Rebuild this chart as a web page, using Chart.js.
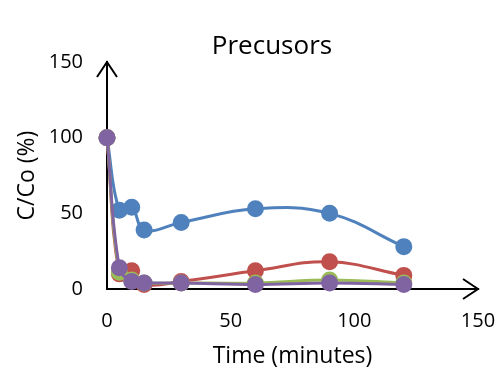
<!DOCTYPE html>
<html>
<head>
<meta charset="utf-8">
<script src="https://cdn.jsdelivr.net/npm/chart.js@4.4.1/dist/chart.umd.min.js"></script>
<style>
  html, body { margin: 0; padding: 0; background: #fff; }
  #wrap { width: 502px; height: 374px; }
</style>
</head>
<body>
<div id="wrap"><canvas id="chart" width="502" height="374"></canvas></div>
<script>
const times = [0, 5, 10, 15, 30, 60, 90, 120];
const seriesBlue = [100, 52, 54, 39, 44, 53, 50, 28];
const seriesRed = [100, 10, 12, 3, 5, 12, 18, 9];
const seriesGreen = [100, 11, 6, 4, 4, 4, 6, 4];
const seriesPurple = [100, 14, 5, 4, 4, 3, 4, 3];
const axisTicks = [0, 50, 100, 150];

const FONT = "'Open Sans', sans-serif";

function toPoints(values) {
  return values.map((v, i) => ({ x: times[i], y: v }));
}

// lower "order" is drawn on top, so the last series ends up in front
function lineSet(values, color, order) {
  return {
    data: toPoints(values),
    order,
    borderColor: color,
    backgroundColor: color,
    pointBackgroundColor: color,
    pointBorderColor: color,
    borderWidth: 3,
    pointRadius: 7,
    pointHoverRadius: 7,
    tension: 0.4,
    fill: false,
    clip: false,
  };
}

// open arrow heads at the ends of both axes, plus the chart heading
const axisDecor = {
  id: "axisDecor",
  afterDraw(chart) {
    const { ctx, scales } = chart;
    const x0 = scales.x.getPixelForValue(0);
    const y0 = scales.y.getPixelForValue(0);
    const xEnd = scales.x.getPixelForValue(150);
    const yEnd = scales.y.getPixelForValue(150);

    ctx.save();
    ctx.strokeStyle = "#000";
    ctx.lineWidth = 2;
    ctx.beginPath();
    ctx.moveTo(x0 - 10, yEnd + 15);
    ctx.lineTo(x0, yEnd);
    ctx.lineTo(x0 + 10, yEnd + 15);
    ctx.moveTo(xEnd - 15, y0 - 10);
    ctx.lineTo(xEnd, y0);
    ctx.lineTo(xEnd - 15, y0 + 10);
    ctx.stroke();

    ctx.fillStyle = "#000";
    ctx.font = "26px " + FONT;
    ctx.textAlign = "center";
    ctx.textBaseline = "middle";
    ctx.fillText("Precusors", 272, 47);
    ctx.restore();
  },
};

new Chart(document.getElementById("chart"), {
  type: "line",
  data: {
    datasets: [
      lineSet(seriesBlue, "#4f81bd", 3),
      lineSet(seriesRed, "#c0504d", 2),
      lineSet(seriesGreen, "#9bbb59", 1),
      lineSet(seriesPurple, "#8064a2", 0),
    ],
  },
  options: {
    responsive: false,
    animation: false,
    layout: { padding: { top: 62, right: 24, bottom: 0, left: 0 } },
    plugins: {
      legend: { display: false },
      tooltip: { enabled: false },
      title: { display: false },
    },
    scales: {
      x: {
        type: "linear",
        min: 0,
        max: 150,
        afterBuildTicks(scale) {
          scale.ticks = axisTicks.map((v) => ({ value: v }));
        },
        afterFit(scale) {
          scale.height = 85;
          scale.paddingLeft = 0;
          scale.paddingRight = 0;
        },
        grid: { display: false, drawTicks: false },
        border: { display: true, color: "#000", width: 2 },
        ticks: {
          color: "#000",
          padding: 20,
          font: { family: FONT, size: 20 },
        },
        title: {
          display: true,
          text: "Time (minutes)",
          color: "#000",
          font: { family: FONT, size: 23 },
          padding: { top: 0, bottom: 4 },
        },
      },
      y: {
        type: "linear",
        min: 0,
        max: 150,
        afterBuildTicks(scale) {
          scale.ticks = axisTicks.map((v) => ({ value: v }));
        },
        afterFit(scale) {
          scale.width = 107;
        },
        grid: { display: false, drawTicks: false },
        border: { display: true, color: "#000", width: 2 },
        ticks: {
          color: "#000",
          padding: 24,
          font: { family: FONT, size: 20 },
        },
        title: {
          display: true,
          text: "C/Co (%)",
          color: "#000",
          font: { family: FONT, size: 23 },
          padding: { top: 14, bottom: 0 },
        },
      },
    },
  },
  plugins: [axisDecor],
});
</script>
</body>
</html>
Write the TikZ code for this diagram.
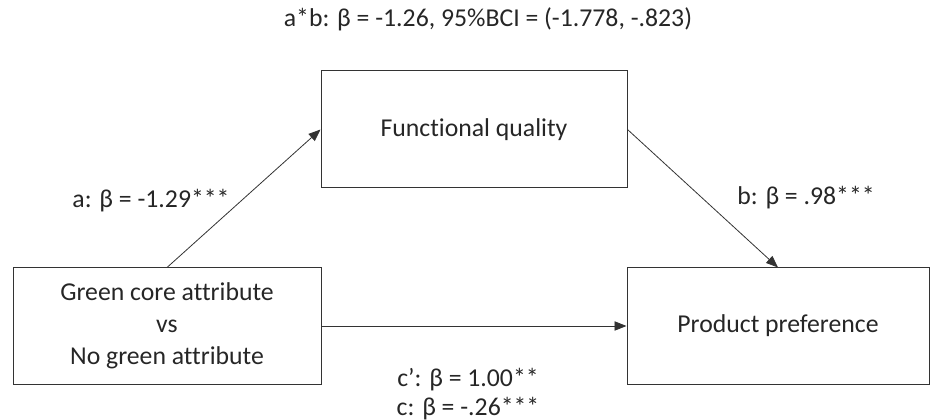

### Work required:
Extract every line of the data exactly; pictures stay out.

### Task output:
Rebuild this chart as a web page, using Chart.js.
<!DOCTYPE html>
<html>
<head>
<meta charset="utf-8">
<script src="https://cdn.jsdelivr.net/npm/chart.js@4.4.1/dist/chart.umd.min.js"></script>
<style>
  html, body { margin: 0; padding: 0; background: #fff; }
  #wrap { width: 502px; height: 374px; }
</style>
</head>
<body>
<div id="wrap"><canvas id="chart" width="502" height="374"></canvas></div>
<script>
const times = [0, 5, 10, 15, 30, 60, 90, 120];
const seriesBlue = [100, 52, 54, 39, 44, 53, 50, 28];
const seriesRed = [100, 10, 12, 3, 5, 12, 18, 9];
const seriesGreen = [100, 11, 6, 4, 4, 4, 6, 4];
const seriesPurple = [100, 14, 5, 4, 4, 3, 4, 3];
const axisTicks = [0, 50, 100, 150];

const FONT = "'Open Sans', sans-serif";

function toPoints(values) {
  return values.map((v, i) => ({ x: times[i], y: v }));
}

// lower "order" is drawn on top, so the last series ends up in front
function lineSet(values, color, order) {
  return {
    data: toPoints(values),
    order,
    borderColor: color,
    backgroundColor: color,
    pointBackgroundColor: color,
    pointBorderColor: color,
    borderWidth: 3,
    pointRadius: 7,
    pointHoverRadius: 7,
    tension: 0.4,
    fill: false,
    clip: false,
  };
}

// open arrow heads at the ends of both axes, plus the chart heading
const axisDecor = {
  id: "axisDecor",
  afterDraw(chart) {
    const { ctx, scales } = chart;
    const x0 = scales.x.getPixelForValue(0);
    const y0 = scales.y.getPixelForValue(0);
    const xEnd = scales.x.getPixelForValue(150);
    const yEnd = scales.y.getPixelForValue(150);

    ctx.save();
    ctx.strokeStyle = "#000";
    ctx.lineWidth = 2;
    ctx.beginPath();
    ctx.moveTo(x0 - 10, yEnd + 15);
    ctx.lineTo(x0, yEnd);
    ctx.lineTo(x0 + 10, yEnd + 15);
    ctx.moveTo(xEnd - 15, y0 - 10);
    ctx.lineTo(xEnd, y0);
    ctx.lineTo(xEnd - 15, y0 + 10);
    ctx.stroke();

    ctx.fillStyle = "#000";
    ctx.font = "26px " + FONT;
    ctx.textAlign = "center";
    ctx.textBaseline = "middle";
    ctx.fillText("Precusors", 272, 47);
    ctx.restore();
  },
};

new Chart(document.getElementById("chart"), {
  type: "line",
  data: {
    datasets: [
      lineSet(seriesBlue, "#4f81bd", 3),
      lineSet(seriesRed, "#c0504d", 2),
      lineSet(seriesGreen, "#9bbb59", 1),
      lineSet(seriesPurple, "#8064a2", 0),
    ],
  },
  options: {
    responsive: false,
    animation: false,
    layout: { padding: { top: 62, right: 24, bottom: 0, left: 0 } },
    plugins: {
      legend: { display: false },
      tooltip: { enabled: false },
      title: { display: false },
    },
    scales: {
      x: {
        type: "linear",
        min: 0,
        max: 150,
        afterBuildTicks(scale) {
          scale.ticks = axisTicks.map((v) => ({ value: v }));
        },
        afterFit(scale) {
          scale.height = 85;
          scale.paddingLeft = 0;
          scale.paddingRight = 0;
        },
        grid: { display: false, drawTicks: false },
        border: { display: true, color: "#000", width: 2 },
        ticks: {
          color: "#000",
          padding: 20,
          font: { family: FONT, size: 20 },
        },
        title: {
          display: true,
          text: "Time (minutes)",
          color: "#000",
          font: { family: FONT, size: 23 },
          padding: { top: 0, bottom: 4 },
        },
      },
      y: {
        type: "linear",
        min: 0,
        max: 150,
        afterBuildTicks(scale) {
          scale.ticks = axisTicks.map((v) => ({ value: v }));
        },
        afterFit(scale) {
          scale.width = 107;
        },
        grid: { display: false, drawTicks: false },
        border: { display: true, color: "#000", width: 2 },
        ticks: {
          color: "#000",
          padding: 24,
          font: { family: FONT, size: 20 },
        },
        title: {
          display: true,
          text: "C/Co (%)",
          color: "#000",
          font: { family: FONT, size: 23 },
          padding: { top: 14, bottom: 0 },
        },
      },
    },
  },
  plugins: [axisDecor],
});
</script>
</body>
</html>
Write the TikZ code for this diagram.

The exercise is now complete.